DATA EXCERPT.
┌────────

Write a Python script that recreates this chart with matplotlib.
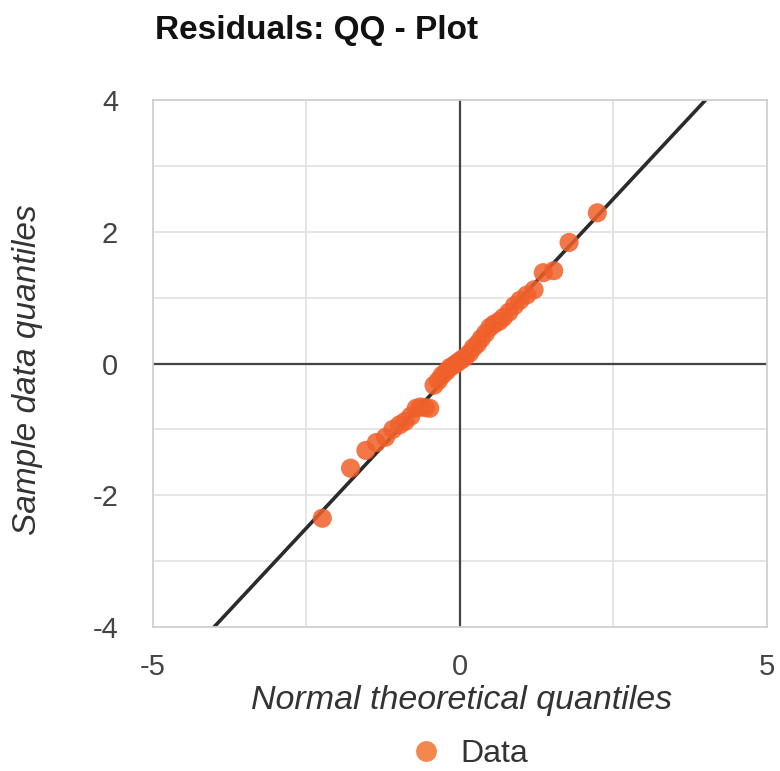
import matplotlib
matplotlib.use("Agg")
import matplotlib.pyplot as plt
from matplotlib.lines import Line2D

plt.rcParams['font.family'] = ['Liberation Sans', 'DejaVu Sans']
plt.rcParams['axes.unicode_minus'] = False

theoretical = [-2.24, -1.78, -1.53, -1.36, -1.21, -1.09, -0.98, -0.89, -0.80, -0.71,
               -0.64, -0.56, -0.49, -0.42, -0.35, -0.29, -0.22, -0.16, -0.09, -0.03,
               0.03, 0.09, 0.16, 0.22, 0.29, 0.35, 0.42, 0.49, 0.56, 0.64,
               0.71, 0.80, 0.89, 0.98, 1.09, 1.21, 1.36, 1.53, 1.78, 2.24]
sample = [-2.35, -1.59, -1.32, -1.20, -1.12, -1.00, -0.93, -0.88, -0.80, -0.68,
          -0.66, -0.67, -0.68, -0.33, -0.26, -0.18, -0.12, -0.06, -0.02, 0.02,
          0.06, 0.10, 0.16, 0.24, 0.30, 0.38, 0.46, 0.55, 0.60, 0.64,
          0.70, 0.78, 0.88, 0.96, 1.04, 1.12, 1.38, 1.41, 1.84, 2.29]
ref_line_x = [-5, 5]
ref_line_y = [-5, 5]
xticks = [-5, 0, 5]
yticks = [-4, -2, 0, 2, 4]

fig = plt.figure(figsize=(7.8, 7.71), dpi=100)
ax = fig.add_axes([0.196, 0.187, 0.787, 0.683])
ax.set_xlim(-5, 5)
ax.set_ylim(-4, 4)

ax.set_xticks(xticks)
ax.set_yticks(yticks)
ax.set_xticks([-2.5, 2.5], minor=True)
ax.set_yticks([-3, -1, 1, 3], minor=True)
ax.grid(True, which='both', color='#e3e3e3', linewidth=1.3)
ax.set_axisbelow(True)
ax.tick_params(which='both', length=0, labelsize=21, colors='#444444')
ax.tick_params(axis='x', pad=19)
ax.tick_params(axis='y', pad=25)
for s in ax.spines.values():
    s.set_color('#d0d0d0')
    s.set_linewidth(1.3)

ax.axhline(0, color='#444444', linewidth=1.6, zorder=1)
ax.axvline(0, color='#444444', linewidth=1.6, zorder=1)

ax.scatter(theoretical, sample, s=190, color='#F0602A', alpha=0.85,
           edgecolors='none', zorder=3)
ax.plot(ref_line_x, ref_line_y, color='#2b2b2b', linewidth=2.6, zorder=2)

fig.text(155/780, 1 - 30/771, 'Residuals: QQ - Plot', fontsize=24,
         fontweight='bold', ha='left', va='center', color='#111111')
fig.text(462/780, 1 - 700/771, 'Normal theoretical quantiles', fontsize=24.5,
         style='italic', color='#333333', ha='center', va='center')
fig.text(28/780, 1 - 370/771, 'Sample data quantiles', fontsize=24,
         style='italic', color='#333333', ha='center', va='center', rotation=90)

handle = Line2D([], [], marker='o', linestyle='none', markersize=15,
                markerfacecolor='#F27A3A', markeredgecolor='none', alpha=0.9)
fig.legend([handle], ['Data'], loc='center', bbox_to_anchor=(469/780, 1 - 754/771),
           frameon=False, fontsize=23, handlelength=1.0, handletextpad=0.6,
           borderpad=0.1, labelcolor='#333333')

fig.savefig('out.png', dpi=100)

└────────

WHAT THIS TASK INVOLVES. Quote, please, every line of the material above from its start through the line that has "plt.rcParams['axes.unicode_minus'] = False", reproducing the words exactly and dropping any images.

ANSWER TO THIS EXERCISE.
Write a Python script that recreates this chart with matplotlib.
import matplotlib
matplotlib.use("Agg")
import matplotlib.pyplot as plt
from matplotlib.lines import Line2D

plt.rcParams['font.family'] = ['Liberation Sans', 'DejaVu Sans']
plt.rcParams['axes.unicode_minus'] = False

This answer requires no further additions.